Settings are cached at startup via _load_log_settings(). Call db._load_log_settings() to refresh after changing settings.

In Go (API server)

// Simple log
logger.Log("info", "lifecycle", "Server started on "+addr, "")

// Log with structured details
logger.LogJSON("info", "feed_actions", "Feed queued: "+url,
    map[string]any{"url": url, "category_id": catID})

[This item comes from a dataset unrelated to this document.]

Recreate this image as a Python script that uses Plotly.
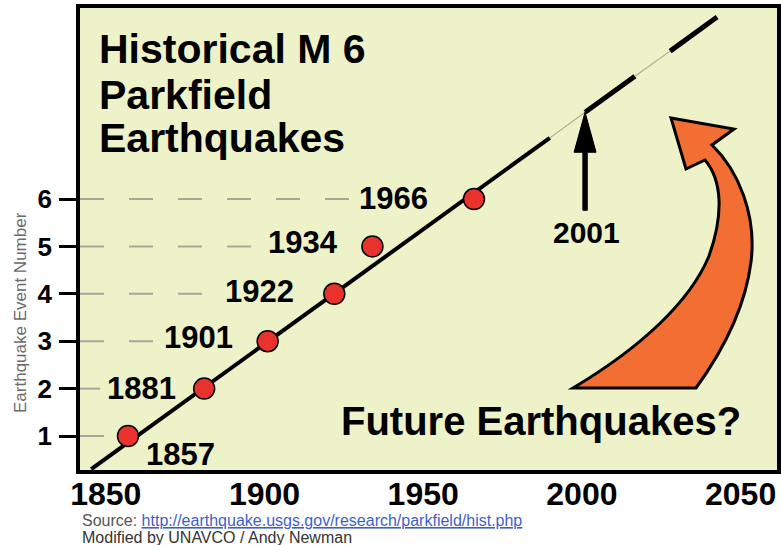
import plotly.graph_objects as go

# ---------------- data ----------------
quake_years = [1857, 1881, 1901, 1922, 1934, 1966]
event_numbers = [1, 2, 3, 4, 5, 6]
year_labels = ["1857", "1881", "1901", "1922", "1934", "1966"]

# trend line break points (year, event number): solid, thin, dash, thin, dash
trend_years = [1845.4, 1989.9, 2001.0, 2016.7, 2027.8, 2042.6]
trend_events = [0.30, 7.29, 7.83, 8.59, 9.12, 9.84]

x_ticks = [1850, 1900, 1950, 2000, 2050]
x_tick_labels = ["1850", "1900", "1950", "2000", "2050"]
y_ticks = [1, 2, 3, 4, 5, 6]
y_tick_labels = ["1", "2", "3", "4", "5", "6"]

predicted_year = 2001
predicted_label = "2001"

title_lines = ["Historical M 6", "Parkfield", "Earthquakes"]
future_text = "Future Earthquakes?"
y_title = "Earthquake Event Number"
source_prefix = "Source: "
source_url = "http://earthquake.usgs.gov/research/parkfield/hist.php"
credit_text = "Modified by UNAVCO / Andy Newman"

# ---------------- layout / style ----------------
W, H = 781, 545
ML, MR, MT, MB = 80, 4, 8, 75
X_RANGE = [1841.88, 2061.47]
Y_RANGE = [0.283, 10.03]
PW = W - ML - MR
PH = H - MT - MB
px_per_year = PW / (X_RANGE[1] - X_RANGE[0])

FONT = "Liberation Sans, Arial, Helvetica, sans-serif"
BG = "#EDF2C9"
RED = "#E8322B"
ORANGE = "#F26E33"
GRID = "#A6A89A"
THIN = "#A9AE8C"

label_anchor = ["left", "right", "right", "right", "right", "right"]
label_dx = [16, -26, -33, -38, -32, -44]
label_dy = [-18, 0, 4, 2, 4, 1]
label_w = 69


def rel(x, y):
    """page pixel -> pixel offset from the plot's bottom-left corner"""
    return x - ML, (MT + PH) - y


fig = go.Figure()

# trend line segments
seg_styles = [
    (0, 1, "black", 4),
    (1, 2, THIN, 1.2),
    (2, 3, "black", 5),
    (3, 4, THIN, 1.2),
    (4, 5, "black", 5),
]
for i0, i1, col, w in seg_styles:
    fig.add_trace(go.Scatter(
        x=trend_years[i0:i1 + 1], y=trend_events[i0:i1 + 1],
        mode="lines", line=dict(color=col, width=w),
        hoverinfo="skip", showlegend=False))

# earthquake dots
fig.add_trace(go.Scatter(
    x=quake_years, y=event_numbers, mode="markers",
    marker=dict(size=21, color=RED, line=dict(color="black", width=1.5)),
    showlegend=False, hoverinfo="x+y"))

shapes = []
annotations = []

# dashed leader lines from the axis to each label
for i, (yr, ev) in enumerate(zip(quake_years, event_numbers)):
    if label_anchor[i] == "left":
        end_off = -24
    else:
        end_off = label_dx[i] - label_w - 9
    shapes.append(dict(
        type="line", xref="x", yref="y", layer="below",
        x0=X_RANGE[0], x1=yr + end_off / px_per_year, y0=ev, y1=ev,
        line=dict(color=GRID, width=2, dash="24px,25px")))
    annotations.append(dict(
        x=yr, y=ev, xref="x", yref="y", text=year_labels[i],
        showarrow=False, xanchor=label_anchor[i], yanchor="middle",
        xshift=label_dx[i], yshift=label_dy[i],
        font=dict(family=FONT, size=31, color="black", weight="bold")))

# black arrow pointing at the predicted year
pred_idx = trend_years.index(float(predicted_year))
shapes.append(dict(
    type="path", xref="x", yref="y", xsizemode="pixel", ysizemode="pixel",
    xanchor=predicted_year, yanchor=trend_events[pred_idx],
    path="M0,0 L-11,-40 L-2.2,-40 L-2.2,-98 L2.2,-98 L2.2,-40 L11,-40 Z",
    fillcolor="black", line=dict(color="black", width=1)))
annotations.append(dict(
    x=predicted_year, y=trend_events[pred_idx], xref="x", yref="y",
    text=predicted_label, showarrow=False, xanchor="center", yanchor="middle",
    xshift=1, yshift=-120,
    font=dict(family=FONT, size=30, color="black", weight="bold")))

# big curved orange arrow (decoration), smooth outline
P = {k: rel(*v) for k, v in {
    "tip": (671, 118), "rb": (734, 129), "jr": (712, 145),
    "o1": (738, 170), "o2": (757, 215), "o3": (751, 262),
    "o4": (745, 310), "o5": (722, 352), "br": (696, 388),
    "bl": (573, 388),
    "i1": (640, 348), "i2": (690, 302), "i3": (709, 256),
    "i4": (724, 214), "i5": (722, 180), "jl": (705, 160),
    "lb": (686, 169),
}.items()}


def f(k):
    return f"{P[k][0]:.1f},{P[k][1]:.1f}"


opath = (f"M{f('tip')} L{f('rb')} L{f('jr')} "
         f"C{f('o1')} {f('o2')} {f('o3')} "
         f"C{f('o4')} {f('o5')} {f('br')} "
         f"L{f('bl')} "
         f"C{f('i1')} {f('i2')} {f('i3')} "
         f"C{f('i4')} {f('i5')} {f('jl')} "
         f"L{f('lb')} Z")
shapes.append(dict(
    type="path", xref="paper", yref="paper", xsizemode="pixel", ysizemode="pixel",
    xanchor=0, yanchor=0, path=opath, fillcolor=ORANGE,
    line=dict(color="black", width=3)))

# title
title_y_px = [49, 95, 138.3]
for txt, ypx in zip(title_lines, title_y_px):
    annotations.append(dict(
        x=(97 - ML) / PW, y=(MT + PH - ypx) / PH, xref="paper", yref="paper",
        text=txt, showarrow=False, xanchor="left", yanchor="middle",
        font=dict(family=FONT, size=41, color="black", weight="bold")))

annotations.append(dict(
    x=(339 - ML) / PW, y=(MT + PH - 421.3) / PH, xref="paper", yref="paper",
    text=future_text, showarrow=False, xanchor="left", yanchor="middle",
    font=dict(family=FONT, size=40, color="black", weight="bold")))

# y axis title
annotations.append(dict(
    x=(20 - ML) / PW, y=(MT + PH - 313) / PH, xref="paper", yref="paper",
    text=y_title, showarrow=False, textangle=-90,
    xanchor="center", yanchor="middle",
    font=dict(family=FONT, size=17, color="#6b6b6b")))

# source lines
annotations.append(dict(
    x=0, y=(MT + PH - 520) / PH, xref="paper", yref="paper",
    text=(f"<span style='color:#555555'>{source_prefix}</span>"
          f"<span style='color:#3F5FC8;text-decoration:underline'>{source_url}</span>"),
    showarrow=False, xanchor="left", yanchor="middle",
    font=dict(family=FONT, size=16, color="#555555")))
annotations.append(dict(
    x=0, y=(MT + PH - 537) / PH, xref="paper", yref="paper",
    text=credit_text, showarrow=False, xanchor="left", yanchor="middle",
    font=dict(family=FONT, size=16, color="#333333")))

fig.update_layout(
    width=W, height=H, template="none",
    margin=dict(l=ML, r=MR, t=MT, b=MB, pad=0),
    paper_bgcolor="white", plot_bgcolor=BG,
    showlegend=False,
    shapes=shapes, annotations=annotations,
    xaxis=dict(range=X_RANGE, tickvals=x_ticks, ticktext=x_tick_labels,
               showgrid=False, zeroline=False, ticks="",
               showline=True, linecolor="black", linewidth=3.5, mirror=True,
               ticklabelstandoff=-7,
               tickfont=dict(family=FONT, size=32, color="black", weight="bold")),
    yaxis=dict(range=Y_RANGE, tickvals=y_ticks, ticktext=y_tick_labels,
               showgrid=False, zeroline=False, ticks="outside", ticklen=17,
               tickwidth=3, tickcolor="black",
               showline=True, linecolor="black", linewidth=3.5, mirror=True,
               ticklabelstandoff=2,
               tickfont=dict(family=FONT, size=26, color="black", weight="bold")),
)

fig.write_html(
    "out.html",
    config={"displayModeBar": False},
    post_script="document.body.style.margin='0';document.body.style.padding='0';")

The ServerLogger (in api/logs.go) checks settings before writing and writes asynchronously via goroutines.


Adding a New Log Category

  1. Add a default setting in fetcher/db.py DEFAULT_SETTINGS:
    "log.fetcher.my_category": True,
  2. Add the toggle to frontend/js/settings-page.js (in the logGroups array)
  3. Use db.log_event(level, "my_category", ...) or logger.Log(level, "my_category", ...)
  4. Add log verification to e2e_test.py - check the new log entries appear via /api/logs
  5. Update the tables in AGENT.md and this document

Table Creation

  • log_fetcher: Created by the Python fetcher at startup (db.py __init__)
  • log_api: Also created by the Python fetcher at startup (ensures the table exists for the Go server)
  • Graceful fallback: If the Go server starts before the fetcher has run (log_api table doesn't exist yet), WriteLog() silently returns nil instead of failing

Web UI

Settings Page

The Settings page (Other > Settings) has a "Logging" section with:

  • Master enable/disable toggle per service
  • Individual toggle for each category
  • Log retention mode selector (Count / Age) with matching input field
  • "Save Log Settings" button (batch PUT to settings API)

Logs Viewer

The System Logs page (Other > System Logs) shows:

  • Combined logs from all services in a table
  • Filters: service dropdown, level dropdown, entries-per-page
  • Click a row to expand and view the details JSON
  • Pagination controls (Previous / Next)
  • Auto-refresh toggle (30-second interval)
  • Level-colored badges (green/blue/yellow/red) and service badges

E2E Testing

The e2e_test.py integration test verifies the full logging pipeline:

  1. Enables all log categories (including debug-level) via db.put_settings()
  2. Writes 6 test log entries via db.log_event() covering all fetcher categories
  3. Verifies entries exist in log_fetcher via DuckDB (count, levels, categories, details JSON)
  4. Verifies log_api table was created (empty, ready for server)
  5. After server actions (queue feed, mark-all-read), queries /api/logs to verify:
    • Lifecycle logs (server started)
    • Feed action logs (queue, mark-all-read)
    • Service filter (?service=fetcher, ?service=api)
    • Level filter (?level=error)
    • Category filter (?category=feed_fetch)
    • Pagination (limit/offset, no overlap)
    • Invalid filter rejection (400 status)
    • Timestamp ordering (descending)
    • Log entry structure (log_id, timestamp, level, service, details JSON)